Data supplied
#####

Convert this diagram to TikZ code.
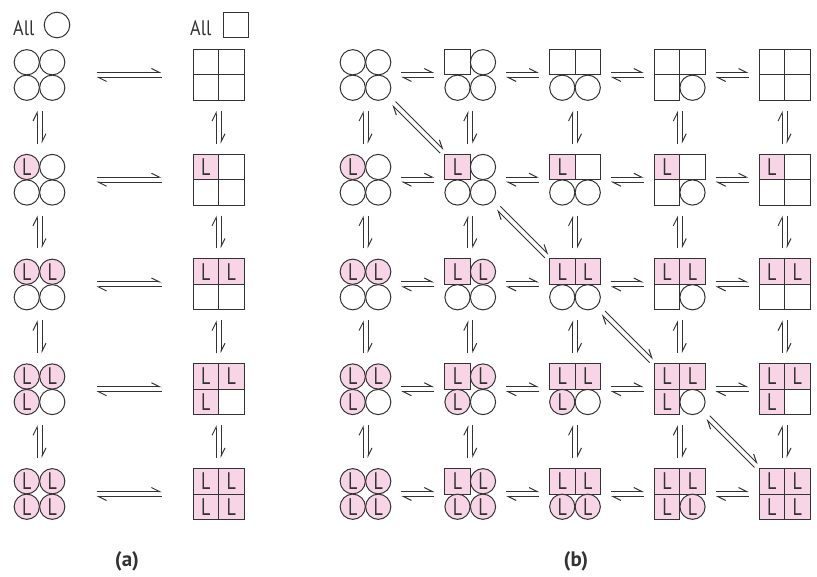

#####

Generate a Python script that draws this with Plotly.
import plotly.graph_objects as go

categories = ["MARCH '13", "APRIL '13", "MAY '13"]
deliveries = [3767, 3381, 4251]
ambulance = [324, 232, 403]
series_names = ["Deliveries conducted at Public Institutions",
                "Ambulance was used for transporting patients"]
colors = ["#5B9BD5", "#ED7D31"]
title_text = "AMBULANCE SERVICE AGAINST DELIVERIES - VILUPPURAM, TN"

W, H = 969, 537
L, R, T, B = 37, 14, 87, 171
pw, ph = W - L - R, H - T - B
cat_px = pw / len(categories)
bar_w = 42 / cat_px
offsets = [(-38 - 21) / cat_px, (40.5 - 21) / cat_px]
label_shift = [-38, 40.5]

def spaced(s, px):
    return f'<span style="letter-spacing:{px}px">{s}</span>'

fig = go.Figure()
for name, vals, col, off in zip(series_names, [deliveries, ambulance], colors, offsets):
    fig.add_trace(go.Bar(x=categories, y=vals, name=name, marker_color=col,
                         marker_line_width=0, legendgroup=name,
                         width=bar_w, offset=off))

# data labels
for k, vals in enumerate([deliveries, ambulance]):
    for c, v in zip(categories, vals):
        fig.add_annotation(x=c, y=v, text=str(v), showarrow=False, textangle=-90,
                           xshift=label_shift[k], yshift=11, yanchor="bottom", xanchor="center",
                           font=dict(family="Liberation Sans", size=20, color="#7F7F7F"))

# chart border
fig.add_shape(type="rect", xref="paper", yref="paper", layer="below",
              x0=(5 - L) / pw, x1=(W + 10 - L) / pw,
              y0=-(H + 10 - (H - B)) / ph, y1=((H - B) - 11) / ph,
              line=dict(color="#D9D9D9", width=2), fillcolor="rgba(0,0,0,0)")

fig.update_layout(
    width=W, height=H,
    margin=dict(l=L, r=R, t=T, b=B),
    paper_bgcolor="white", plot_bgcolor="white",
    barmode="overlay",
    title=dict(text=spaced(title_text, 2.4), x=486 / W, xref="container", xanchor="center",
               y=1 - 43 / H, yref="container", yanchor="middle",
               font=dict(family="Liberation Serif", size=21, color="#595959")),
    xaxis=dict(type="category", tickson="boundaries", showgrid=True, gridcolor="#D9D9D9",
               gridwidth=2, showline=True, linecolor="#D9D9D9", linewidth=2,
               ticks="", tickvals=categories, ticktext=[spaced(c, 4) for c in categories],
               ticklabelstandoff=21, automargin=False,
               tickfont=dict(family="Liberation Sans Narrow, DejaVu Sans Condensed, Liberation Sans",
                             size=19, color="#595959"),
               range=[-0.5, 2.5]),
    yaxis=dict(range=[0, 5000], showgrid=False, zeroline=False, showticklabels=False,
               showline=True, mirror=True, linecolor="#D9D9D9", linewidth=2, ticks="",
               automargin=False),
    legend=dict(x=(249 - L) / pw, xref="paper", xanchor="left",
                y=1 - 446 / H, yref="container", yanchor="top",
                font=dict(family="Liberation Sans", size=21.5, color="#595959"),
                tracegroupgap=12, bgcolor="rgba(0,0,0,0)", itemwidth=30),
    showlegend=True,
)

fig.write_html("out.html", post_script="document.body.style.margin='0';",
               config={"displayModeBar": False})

#####

Copy out the lines that hold "this".

Convert this diagram to TikZ code.
Generate a Python script that draws this with Plotly.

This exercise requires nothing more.